The best thing is not to try and use one compression scheme for everything. Have different variants that focus more on one thing over another and have a single byte header so the decompression routine know why decompression algorithm to use. Of course figure out the best compression scheme would have to be done externally from an app you write yourself.

[evildragon]

I think Zip files are pretty neat!!

This is graphics compression on the Genesis.

I don't think Zip files are blast processing compatible.

[Joe Redifer]

I like RAR, too, but it seems perhaps maybe just a bit elitist sometimes, I dunno. GZip is pretty fun. SIT used to be cool but none of the cool kids use SIT files any more. So I guess ZIP files are the neatest of the bunch.

[evildragon]

Those are FILE compression formats!

Whats in discussion is graphics compression formats for use on the Genesis.

Joe, your ignorance is showing.

[playgen]

I think your inability to tell when someone is joking on the internet is showing!

[TmEE]

file compression, gfx compression... no difference, unless one is lossy which doesn't work well for data files...

[evildragon]

I think your inability to tell when someone is joking on the internet is showing!

I can't tell in real life. Having aspergers is hard when it comes to social skills.

[dragonboy]

First method is to have the LZ operation take care of the RLE and set the bitmap flag to every 2 pixels cutting down the overhead of raw pixels from 2bits to 1/2bit (and since you don't need it for one pixel because the operand for RLE will cost about 2 pixels canceling out the savings). To setup RLE on a LZ window, write the first byte as raw to the destination pointer, then set the LZ history windows to -1... one place behind the pointer The length (LLL+2) becomes the length of RLE. It's also custom to have the control bits in a group, usually in a byte (group of 8 bitmap flags) and the decompression knows when to grab the next byte as the mask(bitmap flag). Makes decoding faster too since you have less bit shifting and logic.

There are not supposed to be very many raw pixels anyway.
1) there are a ton of consecutive pixels with the same color in every sprite.
2) with taking out the all the same consecutive pixels, LZSS will occur a lot more often, since everything doesn't have to be exactly the same, because you can have the same colors but with different legnths.

Example:

red, red, red, green, green, blue, green, green

can later appear as:

red, green, green, green, green, blue, blue, green

because the lengths of the colors can be different, even when LZSS is applied.

[tomaitheous]

There are not supposed to be very many raw pixels anyway.

True. With your method of a 1bit repeat it's definitely optimized for 2,3,4 sequenced pixels runs. But that method's less efficient for longer run of pixels. I'd still do a multi compression scheme system with a single byte identifier for the header.

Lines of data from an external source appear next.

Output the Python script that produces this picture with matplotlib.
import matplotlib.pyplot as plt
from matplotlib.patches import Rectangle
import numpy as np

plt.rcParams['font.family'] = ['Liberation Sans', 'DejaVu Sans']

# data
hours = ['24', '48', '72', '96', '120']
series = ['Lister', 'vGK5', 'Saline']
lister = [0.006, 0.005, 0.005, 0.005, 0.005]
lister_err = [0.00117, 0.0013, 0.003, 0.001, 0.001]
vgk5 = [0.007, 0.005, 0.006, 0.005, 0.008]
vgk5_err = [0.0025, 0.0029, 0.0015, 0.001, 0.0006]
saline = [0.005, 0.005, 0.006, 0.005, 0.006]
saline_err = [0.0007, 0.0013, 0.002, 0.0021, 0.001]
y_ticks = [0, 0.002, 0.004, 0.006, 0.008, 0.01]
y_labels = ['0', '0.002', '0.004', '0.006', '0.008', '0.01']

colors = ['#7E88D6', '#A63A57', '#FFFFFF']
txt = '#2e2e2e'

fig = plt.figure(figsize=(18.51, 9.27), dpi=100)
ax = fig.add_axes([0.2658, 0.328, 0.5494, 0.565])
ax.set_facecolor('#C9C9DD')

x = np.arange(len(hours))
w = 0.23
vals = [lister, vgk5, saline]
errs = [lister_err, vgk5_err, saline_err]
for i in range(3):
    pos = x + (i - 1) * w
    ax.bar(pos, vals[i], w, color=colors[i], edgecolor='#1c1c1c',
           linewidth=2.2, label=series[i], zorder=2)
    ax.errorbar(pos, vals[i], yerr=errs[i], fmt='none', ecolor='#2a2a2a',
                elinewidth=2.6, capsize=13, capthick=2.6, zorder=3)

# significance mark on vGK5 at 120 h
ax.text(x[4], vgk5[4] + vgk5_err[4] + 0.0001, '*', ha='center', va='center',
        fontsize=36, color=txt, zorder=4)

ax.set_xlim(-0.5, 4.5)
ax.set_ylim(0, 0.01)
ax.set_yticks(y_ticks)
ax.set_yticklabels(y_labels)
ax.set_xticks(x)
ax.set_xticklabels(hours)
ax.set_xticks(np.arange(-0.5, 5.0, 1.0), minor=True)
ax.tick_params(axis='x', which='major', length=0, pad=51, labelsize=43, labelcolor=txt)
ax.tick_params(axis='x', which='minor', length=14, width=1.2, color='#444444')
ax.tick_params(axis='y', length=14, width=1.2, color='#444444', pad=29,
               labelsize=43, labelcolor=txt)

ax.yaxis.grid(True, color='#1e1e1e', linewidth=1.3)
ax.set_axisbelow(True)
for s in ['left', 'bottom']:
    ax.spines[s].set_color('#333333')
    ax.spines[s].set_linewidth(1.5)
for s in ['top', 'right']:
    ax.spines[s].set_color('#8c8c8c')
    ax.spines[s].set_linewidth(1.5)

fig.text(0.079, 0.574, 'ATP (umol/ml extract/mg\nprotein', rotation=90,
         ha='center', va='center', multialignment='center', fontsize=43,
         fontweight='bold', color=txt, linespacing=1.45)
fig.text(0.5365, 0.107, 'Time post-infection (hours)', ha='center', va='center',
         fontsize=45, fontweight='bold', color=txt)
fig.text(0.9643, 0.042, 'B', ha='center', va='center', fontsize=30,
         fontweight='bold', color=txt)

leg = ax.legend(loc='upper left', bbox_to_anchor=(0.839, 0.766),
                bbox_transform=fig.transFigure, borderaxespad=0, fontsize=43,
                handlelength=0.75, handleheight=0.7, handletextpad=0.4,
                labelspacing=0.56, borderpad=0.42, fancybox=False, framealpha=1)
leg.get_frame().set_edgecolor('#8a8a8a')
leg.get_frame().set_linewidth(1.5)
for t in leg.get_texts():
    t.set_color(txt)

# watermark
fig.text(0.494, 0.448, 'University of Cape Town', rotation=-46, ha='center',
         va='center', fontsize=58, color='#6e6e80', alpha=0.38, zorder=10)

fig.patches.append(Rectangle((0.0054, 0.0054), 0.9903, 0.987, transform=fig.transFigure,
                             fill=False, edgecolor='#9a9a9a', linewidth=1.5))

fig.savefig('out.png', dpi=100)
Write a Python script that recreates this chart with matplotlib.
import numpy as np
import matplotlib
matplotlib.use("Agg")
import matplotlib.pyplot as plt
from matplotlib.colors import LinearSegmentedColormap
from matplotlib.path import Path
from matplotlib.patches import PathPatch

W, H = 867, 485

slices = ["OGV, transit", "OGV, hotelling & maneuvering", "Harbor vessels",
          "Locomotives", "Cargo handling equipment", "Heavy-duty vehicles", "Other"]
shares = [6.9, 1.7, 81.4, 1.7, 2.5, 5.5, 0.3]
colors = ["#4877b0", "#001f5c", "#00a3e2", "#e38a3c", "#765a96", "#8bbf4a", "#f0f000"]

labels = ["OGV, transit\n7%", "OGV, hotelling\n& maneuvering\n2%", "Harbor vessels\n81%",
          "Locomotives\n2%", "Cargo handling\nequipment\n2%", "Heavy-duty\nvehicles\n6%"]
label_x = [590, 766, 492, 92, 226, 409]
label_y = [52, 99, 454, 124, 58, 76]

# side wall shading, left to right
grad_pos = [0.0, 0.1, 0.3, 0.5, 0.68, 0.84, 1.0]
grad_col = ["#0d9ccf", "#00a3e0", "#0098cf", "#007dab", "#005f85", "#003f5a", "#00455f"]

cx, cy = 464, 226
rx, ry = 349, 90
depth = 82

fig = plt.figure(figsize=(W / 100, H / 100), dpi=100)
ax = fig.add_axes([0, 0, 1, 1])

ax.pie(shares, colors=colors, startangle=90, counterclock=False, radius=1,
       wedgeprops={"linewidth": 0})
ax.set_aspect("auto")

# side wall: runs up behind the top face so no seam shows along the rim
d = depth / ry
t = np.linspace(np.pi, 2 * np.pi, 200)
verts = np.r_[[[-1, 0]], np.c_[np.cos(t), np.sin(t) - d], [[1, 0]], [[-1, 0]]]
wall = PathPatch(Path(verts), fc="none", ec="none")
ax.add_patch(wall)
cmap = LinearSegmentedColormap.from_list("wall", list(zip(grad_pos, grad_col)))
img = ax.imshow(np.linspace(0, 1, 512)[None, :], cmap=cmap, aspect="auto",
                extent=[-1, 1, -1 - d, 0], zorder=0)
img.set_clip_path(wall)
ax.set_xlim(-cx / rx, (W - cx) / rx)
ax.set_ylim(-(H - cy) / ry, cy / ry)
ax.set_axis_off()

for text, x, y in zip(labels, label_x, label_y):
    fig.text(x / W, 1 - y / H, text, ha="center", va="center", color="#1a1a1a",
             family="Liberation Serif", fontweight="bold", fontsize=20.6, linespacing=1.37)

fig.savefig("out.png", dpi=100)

Btw what does your avatar compress to? With with the file set to 4bit, pucrunch compresses it down from 6000 bytes to 830 bytes.

[dragonboy]

I'll compress my avatar, but it will take me a while since I have to do it manually.


I've make some improvements: I'll have the RLE part start with two bytes: LLLLLLLL LLBBBTTT

L: legnth of specific area in the unit of "legnths for individual colors"
B: amount of bits for the legnth of anycolor except color-0
T: amount of bits for the legnth of color-0

for every legnth size, legnth-0 signifies the legnth of a color will be longer than the maximum legnth; when the legnth is #0 it will be followed by another legnth, of the same legnth size, that is added to the highest possible legnth for that legnth size.

at the end of every specific area, there will be another 2 bytes that do the same.

The reason why I gave another legnth size for color-0, also known as transparency color, is because I notice in many sprites color-0 has much a wider area of covering than the rest of colors.